Over the next few months, more changes followed — each of them a repudiation of one Sculley initiative or another. The number of product lines was winnowed from 15 to four. The retail channel was streamlined: Instead of selling through competing chains in a misguided drive for “shelf space,” sales were unified through an exclusive national dealer.
Marketing was focused around a single message — the “Think Different” campaign from Chiat/Day, the newly rehired ad agency behind the unforgettable “1984” TV spot that had launched the Mac. The licensing deals that enabled other manufacturers to undercut Apple with Mac clones were terminated. Operating expenses were cut nearly in half. Within months, Apple was back in the black.
It was a stunning performance, made all the more so by the fact that in the time since then it has been repeated every year but one. But the numbers don’t answer the critical question: How did Jobs go from the out-of-control kid who lost a boardroom showdown in 1985 to the leader who took command in 1997 and has steered the company with uncanny precision ever since?
Various explanations have been offered, none of them terribly satisfactory. Jobs did pick up some experience during his years in exile. Running NeXT and Pixar, he acquired on his own the business education he’d hoped — naively, as it turned out — to get from Sculley. But even in the ’80s, he’d known more than Sculley and his lieutenants, most of them from a background in packaged goods rather than computers, were willing to admit.
The operational efficiencies Jobs began to introduce in the latter half of 1997 were for the most part the same tech-savvy changes he’d pushed for in the first half of 1985: slash inventory, shut warehouses, run manufacturing close to the bone. Nor has his style changed dramatically, though the gray in his hair may make it seem more palatable. Driven, obsessive, relentless, controlling, stubborn, messianic: Essentially, the Jobs you saw in 1984 is the Jobs you get today. It’s the rest of us who have changed.
A lot of it has to do with our attitude toward technology. Personal computers in the ’80s were exotic beasts, as pregnant with threat as with promise. As late as 1987 I had to tailor a magazine profile of Alan Kay, the computing pioneer, to satisfy an editor who didn’t “believe in” computers — whatever that meant.

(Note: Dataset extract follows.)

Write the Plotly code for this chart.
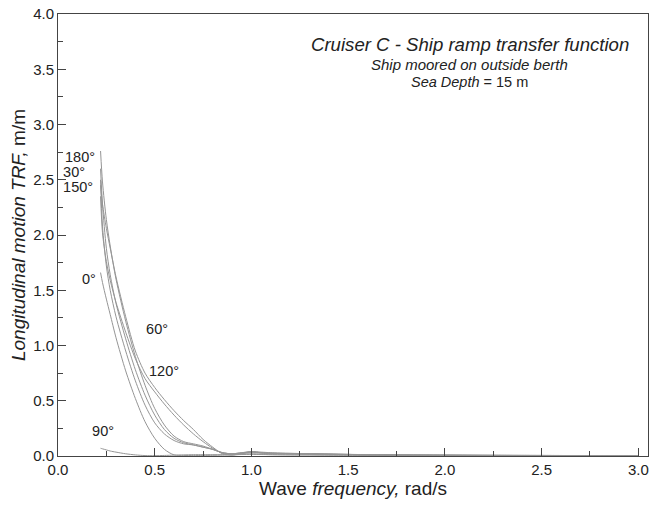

Because of their obvious utility, PCs were becoming accepted in corporate America—not for senior executives, who had secretaries to do their typing, but at least for the white-collar worker drones who needed to manipulate spreadsheets and such. In order to be deemed “safe,” these machines had to be as clunky and dreary as possible, and until Compaq made clones acceptable they had to bear the IBM logo as well. To anyone in business or finance, Macintosh seemed at best a toy and Jobs weirdly erratic.
But it went deeper than that. Jobs liked to trumpet his ambition to change the world, and by the mid-’80s that no longer struck most people as reasonable or even desirable. Those were the Reagan years. Idealism wasn’t dead, but certainly it had changed its stripes. Faced with the choice, as the Mac team had it, of being a pirate or joining the navy, most of the population seemed ready to line up and enlist. As presented by Tom Cruise in Top Gun, the number-one box office smash of 1986, the navy didn’t even look half-bad. But in the end, as the music industry has learned to its chagrin, piracy is always more appealing.
We live today in an Apple world. Whether or not we use a Mac — and more and more of us do, to the point that Apple entered 2009 with nearly 10 per cent of the US personal computer market — we work and play in the environment that Jobs and his team defined a quarter-century ago.
Long before there was a blogosphere there was desktop publishing — a development so ground-breaking it’s difficult to conceive of the one without the other. The do-it-yourself revolution that began with the little 128K Macintosh and its PageMaker software has spread to graphics, photography, music, video, and nearly every other creative endeavor. Flickr, YouTube, Wikipedia, del.icio.us, almost the entire panoply of sites and services known as Web 2.0 — there is a tiny spark of Jobs in each of them.
The lesson of Jobs’s ouster and redemption is twofold. First, never count anyone out — certainly not anyone as determined and intelligent as Jobs. In pulling off one of the greatest second acts in American business, he has not merely confounded his critics, he has induced mass amnesia. Second, savor authenticity. The Jobs who led the Macintosh crew in 1984 was self-centered, imperious, arrogant, unyielding, and flawed in myriad other ways — but more importantly, he had genuine passion and the crucial ability to instill it in others. This made him far more compelling and ultimately more successful than the string of glossy-tongued managers who followed. Rough edges, it turns out, are there for a reason.